Plötzlich ergriff er ihre Hand und sagte sehr ernst und mit fester, klarer Stimme:
»Clara verzeih mir; um Dich sehn und trösten zu können ließ ich Dich leiden. Dein Sohn ist Dein Leben, sagst Du; nicht wahr, wenn er Dir in voller Freiheit zurückgegeben wird, so wirst Du genesen! Wohlan, sei getrost, ich besitze ein untrügliches Mittel, Urban aus dem Gefängnisse zu befreien; er ist unschuldig, das werde ich beweisen. Frage mich nun nicht weiter, aber glaube mir, in weniger als einer halben Stunde drückst Du Urban an Dein Herz.«
Frau Coutermann sah mit einem beseligten Lächeln zu ihm auf und versuchte ihre schwachen Arme zu ihm zu erbeben.

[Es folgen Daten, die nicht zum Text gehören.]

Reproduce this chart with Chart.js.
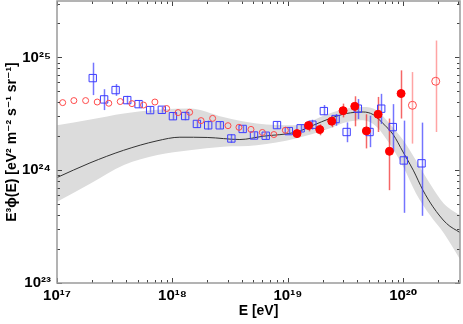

»Zweifle nicht,« fuhr er fort, »ich werde mein Versprechen halten, meine gute Clara, und was auch geschehn mag, ich hoffe, daß Du auf unsern Sohn gestützt, Muth und Gottvertrauen bewahren wirst.«
Langsam schritt er der Thür zu, von den Blicken Aller gefolgt.
Was hatte er vor? Was wollte er thun?
Cilia allein lief ihm nach, umarmte ihn und rief mit vor Dankbarkeit glänzenden Augen:
»Gott segne und geleite Dich, Vater.«
Gleich darauf war er hinter den Bäumen seines Obstgartens verschwunden.